The gig may not have seemed auspicious for 16-year-old John Lennon. His skiffle group the Quarrymen – named for Quarry Bank Grammar School that John attended – were playing at the Woolton Parish Church Garden Fete, sharing the bill that afternoon with a brass band and dog show. In the audience was Paul McCartney, who had just turned 15. Despite the raw and loose performance Lennon and his mates gave, Paul was duly impressed.
After the Quarrymen performed, they crossed the road with their instruments to the Woolton Village Hall, where they were slated to play another show that evening. Paul followed and was introduced to John by their mutual friend Ivan Vaughan. McCartney asked Lennon if he could borrow his guitar. He played Eddie Cochran’s “Twenty Flight Rock” and then sat down at the hall’s piano and belted out Little Richard’s “Long Tall Sally.” It was John’s turn to be impressed.

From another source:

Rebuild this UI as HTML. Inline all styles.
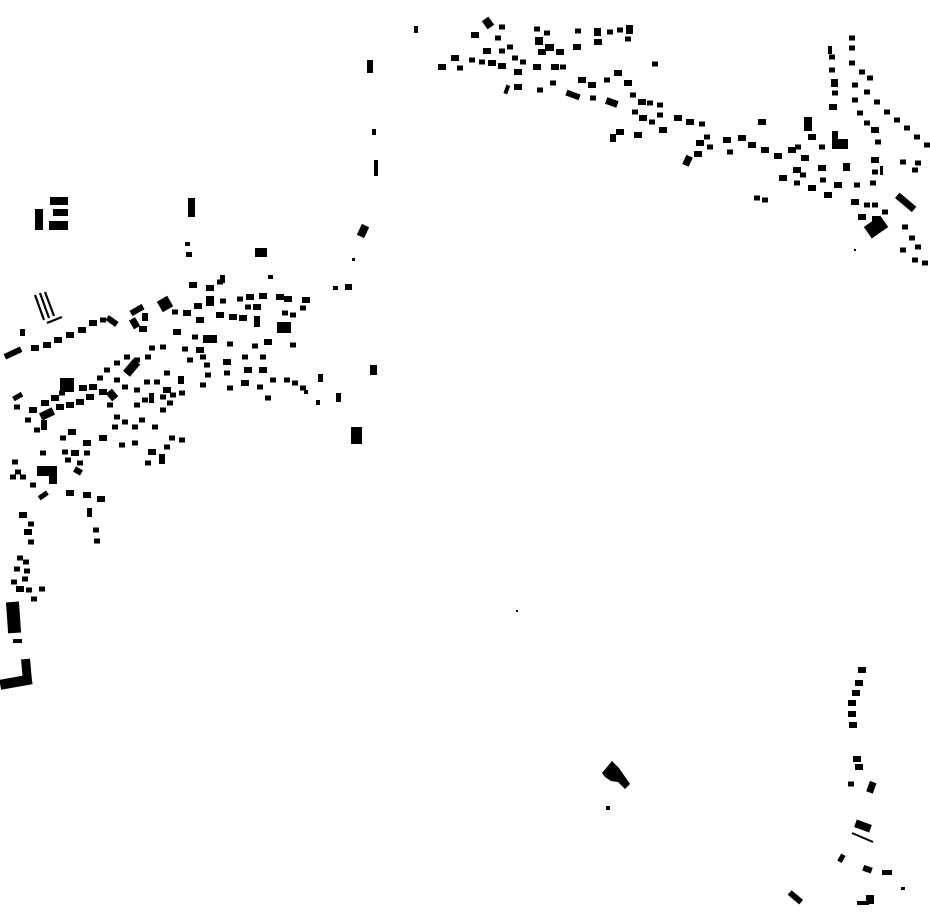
<!DOCTYPE html>
<html><head><meta charset="utf-8"><style>
html,body{margin:0;padding:0;background:#fff;width:930px;height:924px;overflow:hidden}
svg{display:block}
</style></head><body>
<svg width="930" height="924" viewBox="0 0 930 924" xmlns="http://www.w3.org/2000/svg">
<defs><rect id="d" x="-4" y="-3" width="8" height="6"/><rect id="s" x="-3" y="-2.5" width="6" height="5"/></defs>
<g fill="#000">
<rect x="50" y="197" width="18" height="8"/><rect x="53" y="209" width="15" height="7"/><rect x="49" y="221" width="19" height="9"/><rect x="35" y="209" width="8" height="21"/>
<rect x="188" y="198" width="7" height="19"/><rect x="185" y="242" width="5" height="4"/><rect x="186" y="252" width="6" height="5"/>
<rect x="255" y="248" width="12" height="9"/><rect x="268" y="275" width="5" height="4"/>
<rect x="192" y="283" width="5" height="4"/><rect x="206" y="287" width="7" height="4"/><rect x="220" y="275" width="5" height="8"/>
<rect x="359" y="225" width="8" height="12" transform="rotate(25 363 231)"/><rect x="345" y="284" width="7" height="6"/><rect x="333" y="286" width="5" height="4"/><rect x="352" y="258" width="3" height="3"/>
<rect x="414" y="26" width="4" height="7"/><rect x="367" y="60" width="6" height="13"/><rect x="372" y="129" width="4" height="6"/><rect x="374" y="160" width="4" height="16"/>
<rect x="370" y="365" width="7" height="10"/><rect x="351" y="427" width="11" height="17"/><rect x="336" y="393" width="5" height="9"/><rect x="318" y="374" width="5" height="8"/><rect x="316" y="400" width="4" height="5"/><rect x="304" y="390" width="4" height="4"/>
<g stroke="#000" stroke-width="2.2"><line x1="35" y1="295" x2="44" y2="320"/><line x1="40" y1="293" x2="49" y2="318"/><line x1="45" y1="292" x2="54" y2="316"/><line x1="47" y1="323" x2="62" y2="317"/></g>
<g>
<use href="#d" x="193" y="285"/><use href="#d" x="210" y="288"/><use href="#s" x="220" y="282"/><use href="#d" x="280" y="297"/><use href="#d" x="263" y="296"/><use href="#d" x="250" y="297"/><use href="#s" x="240" y="299"/><use href="#d" x="288" y="299"/><use href="#d" x="306" y="300"/><use href="#s" x="303" y="308"/>
<use href="#d" x="198" y="306"/><rect x="206" y="296" width="8" height="10"/><use href="#s" x="223" y="301"/><rect x="159" y="298" width="12" height="12" transform="rotate(-30 165 304)"/><use href="#s" x="175" y="312"/><use href="#d" x="187" y="313"/>
<rect x="130" y="307" width="14" height="6" transform="rotate(-30 137 310)"/><rect x="142" y="313" width="6" height="8"/><rect x="131" y="318" width="7" height="10" transform="rotate(-30 135 323)"/><use href="#d" x="143" y="329"/>
<rect x="106" y="318" width="12" height="6" transform="rotate(35 112 321)"/><use href="#s" x="103" y="320"/><use href="#d" x="93" y="323"/><use href="#d" x="82" y="330"/><use href="#d" x="70" y="335"/><use href="#d" x="58" y="340"/><use href="#d" x="47" y="345"/><use href="#d" x="35" y="348"/><rect x="4" y="350" width="18" height="6" transform="rotate(-25 13 353)"/><rect x="20" y="329" width="5" height="7"/>
<use href="#d" x="200" y="320"/><use href="#d" x="220" y="315"/><use href="#d" x="233" y="317"/><use href="#d" x="243" y="318"/><use href="#s" x="248" y="307"/><use href="#d" x="257" y="307"/><rect x="254" y="316" width="6" height="11"/><rect x="277" y="322" width="14" height="11"/><use href="#s" x="285" y="313"/><use href="#s" x="293" y="315"/><use href="#s" x="293" y="345"/><use href="#d" x="268" y="342"/><use href="#s" x="255" y="346"/><use href="#s" x="230" y="344"/><rect x="203" y="335" width="14" height="8"/><use href="#s" x="195" y="337"/><use href="#d" x="177" y="332"/><use href="#s" x="163" y="347"/><use href="#s" x="152" y="348"/><use href="#s" x="148" y="357"/><use href="#s" x="185" y="349"/><use href="#d" x="200" y="350"/><use href="#s" x="203" y="357"/><use href="#s" x="190" y="360"/><use href="#s" x="207" y="365"/><use href="#d" x="227" y="362"/><use href="#s" x="208" y="375"/><use href="#s" x="227" y="373"/><use href="#d" x="248" y="370"/><use href="#d" x="263" y="370"/><use href="#s" x="263" y="357"/><use href="#s" x="245" y="357"/><use href="#s" x="203" y="385"/><use href="#s" x="230" y="388"/><use href="#d" x="245" y="383"/><use href="#s" x="260" y="387"/><use href="#s" x="268" y="398"/><use href="#s" x="273" y="380"/><use href="#s" x="287" y="380"/><use href="#s" x="295" y="383"/><use href="#s" x="303" y="388"/>
<rect x="124" y="363" width="16" height="9" transform="rotate(-50 132 368)"/><use href="#s" x="137" y="360"/><use href="#s" x="127" y="357"/><use href="#s" x="117" y="363"/><use href="#s" x="107" y="370"/><use href="#s" x="100" y="378"/><use href="#s" x="117" y="380"/><use href="#s" x="125" y="387"/><rect x="108" y="390" width="8" height="10" transform="rotate(-40 112 395)"/><use href="#d" x="103" y="392"/><use href="#d" x="93" y="387"/><use href="#d" x="83" y="388"/><rect x="60" y="378" width="14" height="14"/><use href="#s" x="62" y="393"/><use href="#d" x="55" y="398"/><use href="#d" x="45" y="403"/><use href="#d" x="33" y="410"/><rect x="13" y="394" width="10" height="5" transform="rotate(-30 18 397)"/><use href="#s" x="17" y="407"/><use href="#s" x="28" y="420"/><use href="#s" x="37" y="430"/><rect x="40" y="410" width="14" height="8" transform="rotate(-25 47 414)"/><rect x="41" y="420" width="6" height="10"/><use href="#d" x="60" y="407"/><use href="#d" x="70" y="405"/><use href="#d" x="80" y="402"/><use href="#d" x="90" y="397"/><use href="#s" x="110" y="405"/><use href="#s" x="117" y="417"/><use href="#s" x="125" y="422"/><use href="#s" x="115" y="427"/><use href="#s" x="135" y="427"/><use href="#s" x="142" y="420"/><use href="#s" x="155" y="427"/><use href="#s" x="137" y="405"/><use href="#s" x="145" y="400"/><rect x="149" y="393" width="5" height="10"/><use href="#s" x="137" y="390"/><use href="#s" x="147" y="382"/><use href="#s" x="157" y="382"/><use href="#s" x="167" y="373"/><rect x="178" y="376" width="6" height="8"/><use href="#d" x="167" y="390"/><use href="#s" x="163" y="397"/><use href="#s" x="173" y="395"/><use href="#s" x="182" y="393"/><use href="#s" x="170" y="403"/><use href="#s" x="163" y="410"/>
<use href="#s" x="63" y="438"/><use href="#d" x="72" y="432"/><use href="#d" x="87" y="443"/><use href="#d" x="103" y="438"/><use href="#s" x="122" y="445"/><use href="#s" x="135" y="443"/><use href="#d" x="152" y="452"/><rect x="159" y="454" width="6" height="10"/><use href="#s" x="148" y="463"/><use href="#s" x="167" y="447"/><use href="#s" x="172" y="438"/><use href="#s" x="182" y="440"/>
<use href="#s" x="43" y="453"/><use href="#s" x="65" y="452"/><use href="#d" x="75" y="453"/><use href="#s" x="87" y="453"/><use href="#s" x="68" y="460"/><use href="#s" x="80" y="463"/><rect x="74" y="468" width="8" height="6" transform="rotate(30 78 471)"/><rect x="37" y="466" width="20" height="10"/><rect x="49" y="473" width="8" height="11"/><use href="#s" x="15" y="462"/><use href="#s" x="18" y="472"/><use href="#s" x="13" y="477"/><use href="#s" x="23" y="477"/><use href="#s" x="33" y="485"/>
<rect x="38" y="493" width="10" height="5" transform="rotate(-35 43 495)"/><use href="#d" x="70" y="493"/><use href="#d" x="87" y="495"/><use href="#d" x="101" y="499"/><rect x="87" y="508" width="5" height="9"/><use href="#s" x="96" y="530"/><use href="#s" x="97" y="541"/>
<use href="#d" x="23" y="515"/><use href="#s" x="31" y="524"/><use href="#d" x="28" y="532"/><use href="#s" x="31" y="542"/><use href="#s" x="20" y="558"/><use href="#s" x="26" y="562"/><use href="#s" x="17" y="569"/><use href="#s" x="27" y="571"/><use href="#s" x="25" y="579"/><use href="#s" x="14" y="582"/><use href="#d" x="20" y="589"/><use href="#s" x="29" y="590"/><use href="#s" x="42" y="589"/><use href="#s" x="34" y="599"/>
<rect x="7" y="602" width="13" height="31" transform="rotate(-4 13 617)"/><rect x="13" y="639" width="9" height="4"/><rect x="22" y="659" width="9" height="24" transform="rotate(-5 26 670)"/><rect x="0" y="677" width="32" height="10" transform="rotate(-10 16 682)"/>
</g>
<g>
<rect x="484" y="18" width="8" height="10" transform="rotate(-35 488 23)"/><use href="#s" x="502" y="27"/><use href="#d" x="475" y="35"/><use href="#s" x="498" y="38"/><use href="#s" x="510" y="47"/><use href="#d" x="487" y="51"/><use href="#s" x="502" y="51"/><use href="#d" x="455" y="58"/><use href="#s" x="460" y="68"/><use href="#d" x="442" y="67"/><use href="#s" x="472" y="60"/><use href="#s" x="482" y="62"/><use href="#d" x="492" y="63"/><use href="#d" x="502" y="66"/><use href="#s" x="515" y="58"/><use href="#s" x="523" y="62"/><use href="#d" x="537" y="67"/><use href="#d" x="518" y="72"/><use href="#d" x="518" y="87"/><rect x="505" y="85" width="4" height="9" transform="rotate(20 507 89)"/><use href="#s" x="540" y="90"/><use href="#s" x="553" y="83"/><use href="#d" x="555" y="67"/><use href="#s" x="563" y="67"/><use href="#s" x="537" y="29"/><use href="#s" x="547" y="33"/><rect x="535" y="37" width="8" height="8"/><use href="#d" x="542" y="52"/><rect x="545" y="44" width="9" height="7"/><use href="#d" x="560" y="52"/><use href="#s" x="578" y="31"/><use href="#d" x="577" y="47"/><rect x="594" y="28" width="7" height="8"/><use href="#d" x="598" y="42"/><use href="#s" x="610" y="32"/><use href="#s" x="620" y="30"/><rect x="626" y="25" width="7" height="9"/><use href="#s" x="628" y="39"/>
<use href="#d" x="582" y="80"/><use href="#d" x="592" y="85"/><rect x="566" y="92" width="14" height="6" transform="rotate(20 573 95)"/><use href="#s" x="593" y="98"/><rect x="606" y="99" width="12" height="7" transform="rotate(20 612 102)"/><use href="#s" x="607" y="80"/><use href="#d" x="618" y="73"/><use href="#d" x="628" y="83"/><use href="#s" x="633" y="95"/><use href="#d" x="642" y="102"/><use href="#s" x="650" y="103"/><use href="#s" x="660" y="105"/><use href="#s" x="635" y="112"/><use href="#d" x="643" y="118"/><use href="#s" x="652" y="122"/><use href="#s" x="660" y="115"/><use href="#d" x="663" y="130"/><use href="#d" x="678" y="118"/><use href="#d" x="690" y="122"/><use href="#s" x="702" y="124"/><use href="#s" x="707" y="137"/><use href="#d" x="700" y="143"/><use href="#s" x="710" y="147"/><use href="#d" x="698" y="154"/><rect x="684" y="156" width="7" height="10" transform="rotate(25 688 161)"/><use href="#d" x="727" y="140"/><use href="#s" x="730" y="152"/><use href="#d" x="742" y="138"/><use href="#d" x="752" y="145"/><use href="#d" x="765" y="150"/><use href="#d" x="778" y="156"/><use href="#d" x="792" y="150"/><use href="#s" x="798" y="147"/><use href="#s" x="655" y="64"/><use href="#d" x="620" y="132"/><rect x="610" y="134" width="6" height="8"/><use href="#d" x="638" y="135"/>
<use href="#d" x="762" y="122"/><rect x="804" y="117" width="8" height="14"/><use href="#d" x="812" y="137"/><use href="#s" x="822" y="147"/><rect x="832" y="131" width="6" height="8"/><rect x="832" y="139" width="16" height="10"/><use href="#d" x="805" y="158"/><use href="#d" x="797" y="170"/><use href="#s" x="803" y="175"/><use href="#d" x="783" y="178"/><use href="#s" x="797" y="183"/><use href="#d" x="812" y="188"/><use href="#d" x="822" y="168"/><use href="#s" x="823" y="180"/><use href="#d" x="838" y="185"/><use href="#d" x="828" y="195"/><rect x="843" y="163" width="7" height="8"/><use href="#s" x="857" y="185"/><use href="#s" x="873" y="183"/><use href="#s" x="875" y="172"/><rect x="880" y="166" width="3" height="9"/><use href="#d" x="875" y="160"/><use href="#s" x="757" y="198"/><use href="#s" x="765" y="200"/>
<use href="#d" x="855" y="202"/><use href="#s" x="867" y="205"/><use href="#s" x="875" y="205"/><use href="#s" x="885" y="212"/><use href="#d" x="862" y="217"/><rect x="866" y="220" width="20" height="14" transform="rotate(-35 876 227)"/><rect x="872" y="216" width="8" height="8"/><rect x="895" y="199" width="22" height="7" transform="rotate(40 906 202)"/><use href="#s" x="905" y="227"/><use href="#s" x="912" y="238"/><use href="#s" x="918" y="247"/><use href="#s" x="903" y="250"/><use href="#s" x="915" y="260"/><use href="#s" x="925" y="263"/><use href="#s" x="903" y="162"/><use href="#s" x="918" y="163"/><use href="#s" x="915" y="170"/><use href="#s" x="927" y="145"/><use href="#s" x="917" y="137"/><use href="#s" x="907" y="128"/><use href="#s" x="897" y="120"/><use href="#s" x="887" y="112"/><use href="#s" x="877" y="102"/><use href="#s" x="867" y="92"/><use href="#s" x="855" y="85"/><use href="#s" x="870" y="78"/><use href="#s" x="862" y="72"/><use href="#s" x="852" y="63"/><use href="#s" x="852" y="48"/><use href="#s" x="852" y="38"/><use href="#s" x="855" y="100"/><use href="#s" x="860" y="113"/><use href="#s" x="867" y="123"/><use href="#d" x="875" y="130"/><use href="#s" x="878" y="142"/><rect x="828" y="46" width="4" height="8"/><use href="#s" x="832" y="57"/><use href="#s" x="832" y="70"/><rect x="831" y="79" width="7" height="8"/><use href="#s" x="835" y="93"/><use href="#d" x="833" y="107"/><rect x="854" y="249" width="2" height="2"/>
</g>
<polygon points="602,773 612,761 619,768 630,784 625,789 618,782 611,781 605,777"/>
<rect x="606" y="806" width="4" height="4"/><rect x="516" y="610" width="2" height="2"/>
<use href="#d" x="862" y="670"/><use href="#d" x="859" y="683"/><use href="#d" x="856" y="693"/><use href="#d" x="852" y="703"/><use href="#d" x="852" y="714"/><use href="#d" x="853" y="725"/><use href="#d" x="857" y="759"/><use href="#d" x="859" y="767"/><use href="#s" x="851" y="784"/><rect x="868" y="782" width="7" height="11" transform="rotate(20 872 787)"/><rect x="855" y="822" width="16" height="8" transform="rotate(20 863 826)"/><line x1="852" y1="833" x2="873" y2="842" stroke="#000" stroke-width="2"/><rect x="839" y="854" width="5" height="8" transform="rotate(30 841 858)"/><rect x="863" y="866" width="9" height="6" transform="rotate(20 867 869)"/><rect x="882" y="870" width="10" height="5"/><rect x="901" y="887" width="4" height="3"/><rect x="792" y="890" width="6" height="15" transform="rotate(-50 795 897)"/><rect x="866" y="895" width="8" height="9"/><rect x="857" y="901" width="12" height="4"/>
</g>
</svg>
</body></html>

“I half thought to myself, ‘He’s as good as me,’” Lennon later told Hunter Davies, who wrote the first biography of The Beatles. “Now I thought, if I take him on, what will happen? It went through my head that I’d have to keep him in line if I let him join [the band]. But he was good, so he was worth having. He also looked like Elvis. I dug him.”
.
Two weeks later McCartney was asked to join Lennon’s band, and in essence, The Beatles were born.